Canlandıracağınız karakter için ön hazırlık yapıyor musunuz? O süreci biraz anlatabilir misiniz bize?

Evet elbette. Az öncede söylediğim gibi yıllarımızı veriyoruz bu işe. Sürekli çalışıyor okuyor araştırıyor ve bu işin olmazsa olmazı aktif olarak oyunculuk yapmak zorundayız. Bütün biriktirdiklerinizin üzerine yeni karakteri önce tanımaya çalışıyorum. Nasıl biri? Kim bu? Bütün hikaye içinde neyi taşıyor, sırtlandığı ne? Neye hizmet ediyor kısaca görevi ne? Bunları anladıktan, bu kapıları araladıktan sonra sıra daha keyifli bir sürece geliyor, nelerden hoşlanır nasıl giyinir nasıl konuşur, yürümesi konuşması nasıl, etrafımdaki kime benziyor. Ete kemiğe büründürmeye çalışırım. Sonra da onun içine sızmaya gelir sıra.

Çok katmanlı derin bir kadın karakter

Bizim Hikaye dizisiyle ekrana dönüş yaptınız. Canlandırdığınız karakter ‘Şeyma’ nasıl biri?


Şeyma çok naif, saf, oldukça saf biri. Saf ve temiz kalmış çünkü yıllardır dışarı çıkmamış. Şu yaşadığımız dönemi 10 sene geriden takip ediyor sanki. Tek dayanağı var kızı. Şimdi de aşkı...

Bizim Hikaye’nin diğer dizilerden farkı ve bu kadar sevilmesinin sırrı ne?

Bizim Hikaye’nin bu kadar sevilmesinin en büyük nedeni ekip. Birbirine bu kadar uymuş, her boşluğu diğerinin kusursuzca doldurduğu ekipler zor bulunur. Bu ekrana yansıdı bence. Ve bir diğer önemli gerçek hikaye, çatısı ve kolonları sağlam bir hikaye…

Bizim Hikaye’de sizi etkileyen ve ‘Bu işte olmalıyım’ dedirten şey ne oldu?

Bu işte olmalıyım dedirten şey ekip ve rol.

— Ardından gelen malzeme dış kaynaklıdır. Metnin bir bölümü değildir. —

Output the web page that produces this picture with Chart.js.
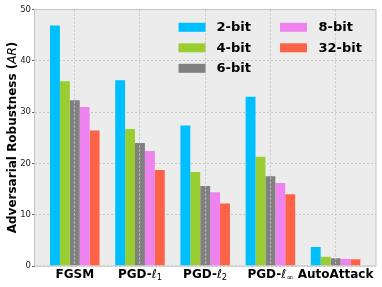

Çok katmanlı derin bir kadın karakter. Orijinal hikayesini bilen, sıkı takipçisi olan biri olarak da sonu hüsran da olsa bu işte olmalıyım “Türkiye’de denedik“ diyebilmek için bile olsa bu işte olmalıyım, dedim. Şükürler olsun ki her şey yolunda. İyi ki içinde yer almışım.